TASK BRIEF:
Write out the listing below without alteration, omitting its pictures.

PROVIDED MATERIAL:

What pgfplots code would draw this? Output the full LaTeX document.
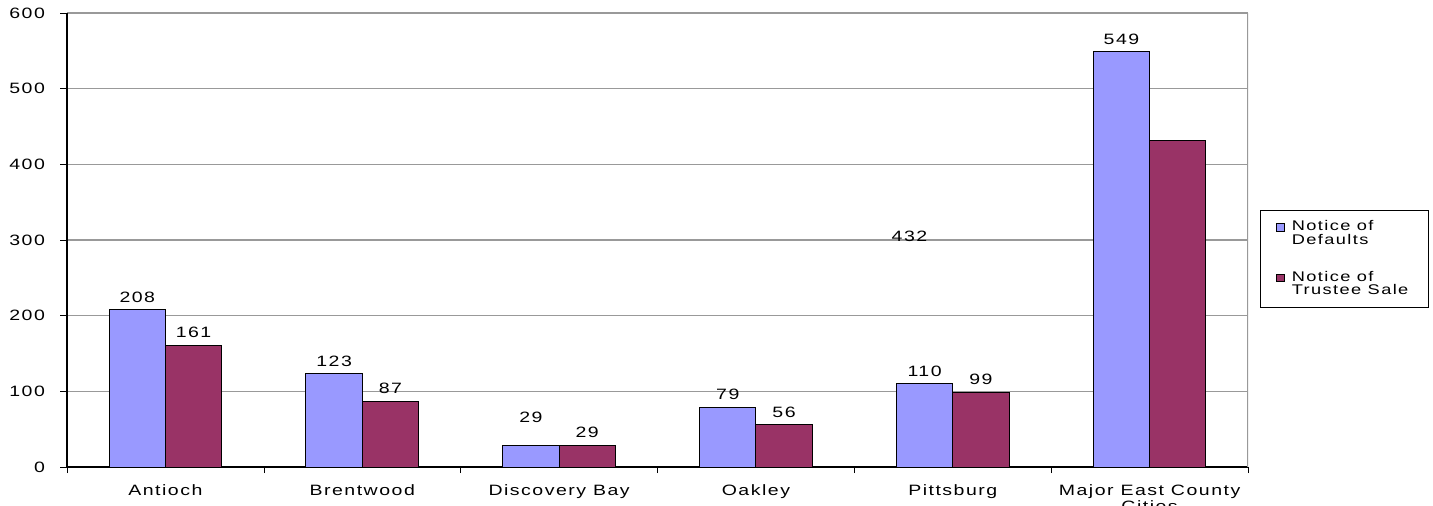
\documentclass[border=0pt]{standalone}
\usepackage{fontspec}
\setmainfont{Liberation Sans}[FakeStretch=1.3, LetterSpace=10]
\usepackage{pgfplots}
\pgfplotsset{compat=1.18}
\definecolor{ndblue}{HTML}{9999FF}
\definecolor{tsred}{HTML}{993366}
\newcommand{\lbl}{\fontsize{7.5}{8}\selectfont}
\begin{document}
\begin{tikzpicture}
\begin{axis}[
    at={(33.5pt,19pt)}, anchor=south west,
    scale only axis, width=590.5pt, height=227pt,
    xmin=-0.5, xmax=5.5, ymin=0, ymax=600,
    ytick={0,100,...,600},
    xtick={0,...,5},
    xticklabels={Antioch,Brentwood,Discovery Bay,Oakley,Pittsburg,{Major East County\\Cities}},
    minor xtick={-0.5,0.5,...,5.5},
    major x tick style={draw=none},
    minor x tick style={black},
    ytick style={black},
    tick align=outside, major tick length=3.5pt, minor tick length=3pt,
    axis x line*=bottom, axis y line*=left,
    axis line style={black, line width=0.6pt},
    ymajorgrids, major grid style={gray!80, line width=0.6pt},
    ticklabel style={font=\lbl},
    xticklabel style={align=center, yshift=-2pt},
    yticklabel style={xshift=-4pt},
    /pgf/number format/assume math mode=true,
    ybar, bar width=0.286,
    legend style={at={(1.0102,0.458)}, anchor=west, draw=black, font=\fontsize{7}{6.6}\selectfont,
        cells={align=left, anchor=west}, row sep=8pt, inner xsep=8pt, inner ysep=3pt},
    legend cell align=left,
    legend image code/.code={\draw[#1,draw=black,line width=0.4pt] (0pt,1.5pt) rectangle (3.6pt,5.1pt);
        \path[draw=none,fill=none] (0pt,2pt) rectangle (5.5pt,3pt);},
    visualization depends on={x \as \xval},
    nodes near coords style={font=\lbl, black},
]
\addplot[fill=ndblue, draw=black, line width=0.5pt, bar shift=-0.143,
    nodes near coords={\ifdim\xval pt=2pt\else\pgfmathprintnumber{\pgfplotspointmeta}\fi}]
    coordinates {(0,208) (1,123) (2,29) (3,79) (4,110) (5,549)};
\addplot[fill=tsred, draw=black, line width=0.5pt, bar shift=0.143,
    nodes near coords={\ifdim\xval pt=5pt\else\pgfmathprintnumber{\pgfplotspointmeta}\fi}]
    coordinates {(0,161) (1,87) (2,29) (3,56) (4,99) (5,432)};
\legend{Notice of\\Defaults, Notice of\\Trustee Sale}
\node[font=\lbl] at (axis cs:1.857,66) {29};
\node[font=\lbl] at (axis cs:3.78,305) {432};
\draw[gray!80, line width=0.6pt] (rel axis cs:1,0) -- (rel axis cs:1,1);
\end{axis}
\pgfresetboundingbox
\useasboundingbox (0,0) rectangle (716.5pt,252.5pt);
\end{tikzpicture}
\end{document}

EXERCISE ANSWER:
What pgfplots code would draw this? Output the full LaTeX document.
\documentclass[border=0pt]{standalone}
\usepackage{fontspec}
\setmainfont{Liberation Sans}[FakeStretch=1.3, LetterSpace=10]
\usepackage{pgfplots}
\pgfplotsset{compat=1.18}
\definecolor{ndblue}{HTML}{9999FF}
\definecolor{tsred}{HTML}{993366}
\newcommand{\lbl}{\fontsize{7.5}{8}\selectfont}
\begin{document}
\begin{tikzpicture}
\begin{axis}[
    at={(33.5pt,19pt)}, anchor=south west,
    scale only axis, width=590.5pt, height=227pt,
    xmin=-0.5, xmax=5.5, ymin=0, ymax=600,
    ytick={0,100,...,600},
    xtick={0,...,5},
    xticklabels={Antioch,Brentwood,Discovery Bay,Oakley,Pittsburg,{Major East County\\Cities}},
    minor xtick={-0.5,0.5,...,5.5},
    major x tick style={draw=none},
    minor x tick style={black},
    ytick style={black},
    tick align=outside, major tick length=3.5pt, minor tick length=3pt,
    axis x line*=bottom, axis y line*=left,
    axis line style={black, line width=0.6pt},
    ymajorgrids, major grid style={gray!80, line width=0.6pt},
    ticklabel style={font=\lbl},
    xticklabel style={align=center, yshift=-2pt},
    yticklabel style={xshift=-4pt},
    /pgf/number format/assume math mode=true,
    ybar, bar width=0.286,
    legend style={at={(1.0102,0.458)}, anchor=west, draw=black, font=\fontsize{7}{6.6}\selectfont,
        cells={align=left, anchor=west}, row sep=8pt, inner xsep=8pt, inner ysep=3pt},
    legend cell align=left,
    legend image code/.code={\draw[#1,draw=black,line width=0.4pt] (0pt,1.5pt) rectangle (3.6pt,5.1pt);
        \path[draw=none,fill=none] (0pt,2pt) rectangle (5.5pt,3pt);},
    visualization depends on={x \as \xval},
    nodes near coords style={font=\lbl, black},
]
\addplot[fill=ndblue, draw=black, line width=0.5pt, bar shift=-0.143,
    nodes near coords={\ifdim\xval pt=2pt\else\pgfmathprintnumber{\pgfplotspointmeta}\fi}]
    coordinates {(0,208) (1,123) (2,29) (3,79) (4,110) (5,549)};
\addplot[fill=tsred, draw=black, line width=0.5pt, bar shift=0.143,
    nodes near coords={\ifdim\xval pt=5pt\else\pgfmathprintnumber{\pgfplotspointmeta}\fi}]
    coordinates {(0,161) (1,87) (2,29) (3,56) (4,99) (5,432)};
\legend{Notice of\\Defaults, Notice of\\Trustee Sale}
\node[font=\lbl] at (axis cs:1.857,66) {29};
\node[font=\lbl] at (axis cs:3.78,305) {432};
\draw[gray!80, line width=0.6pt] (rel axis cs:1,0) -- (rel axis cs:1,1);
\end{axis}
\pgfresetboundingbox
\useasboundingbox (0,0) rectangle (716.5pt,252.5pt);
\end{tikzpicture}
\end{document}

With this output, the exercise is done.